Throughout my tenure, I never suffered ordinary irritants gladly. A disgruntled young man called Ikenna Samuelson Iwuoha got it into his head that he could build a name by constantly insulting me, compiling a dossier he alleged to be of my self-enriching, corrupt acts. His attacks were driven by frustration. First of all, did he know a single governor who ever sought office to amass personal poverty? Did he think I was an American or former Singaporean Lew Kuan Yew? Did the fool think I was the kind of leader who would leave office poorer than when I took it – and then start writing autobiographies and giving speeches to feed my family?
Well, when the young man would not bow to reason, I asked the police to go and arrest him and bring him to my office. I locked the doors, stripped him close to naked, and fetched a koboko to give him the flogging of his life. If you cross me, I didn’t waste time going to court; I dealt with the situation there and then. I wanted the man, the police and my advisers to know that I’m a hands-on kind of governor.

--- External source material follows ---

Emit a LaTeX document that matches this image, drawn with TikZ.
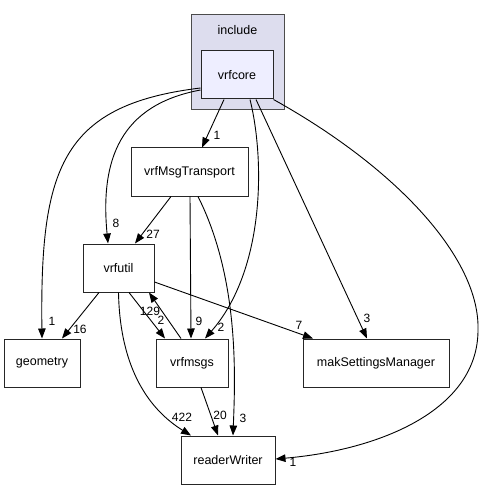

Then there was the Catholic priest who, again, failed to vamoose as my convoy approached. And he was driving a stupid Nissan car. Did the man not realize that any Nigerian governor was like Caesar? Did he not know that the Bible teaches that he should give to Caesar what was Caesar’s and to God what was God’s? Anyway, my vigilant security people taught him a lesson. They arrested him, stripped him down, and delivered a few slaps and punches.
Imagine the uproar that greeted the affair. Overnight, the Catholic clergy and laity in Imo and beyond began to conspire against me. Even after I had issued one of the rare apologies of my life, the hoard of Catholic antagonists still swore that I would never smell the governorship again.
Now, as I leave office, I will be left wondering if I was really unseated by Catholic wrath or by my acts of omission and commission – or, perhaps, both.
Let me make a confession. If I had a personal business to run, I’m not sure that I would hire somebody like myself to run it. Some people might say, then, that I was unsuitable for the governorship. When Imo graduates bemoaned their high rates of unemployment, I announced a scheme to create thousands of jobs. But my critics denigrated this program, stating that the jobs existed only in my press releases. In the spirit of speaking truthfully, I must admit that my critics were largely right.
In closing, I’d like to let you into a big secret. As a governor, you’re actually a lonely duck. Fart, and your hangers-on will say you’ve given the world its most fragrant perfume. On your birthday, expect your commissioners, would-be commissioners, “steak-holders,” businessmen and women, local government chairmen and so on to buy up hundreds of newspaper pages. In advertisements dripping with plaudits, they would call you icon, God-sent, and genius. They will say you have “redefined governance,” “moved the state forward,” and “delivered all the dividends of democracy.” But be assured that the day the voters speak against your re-election – and insist that their votes count – your erstwhile coterie would cease taking your calls and disappear.
My only thread of political hope is to be appointed to a juicy ministerial appointment. But the men and women who effusively praised me yesterday are working hard to deny me this poor consolation.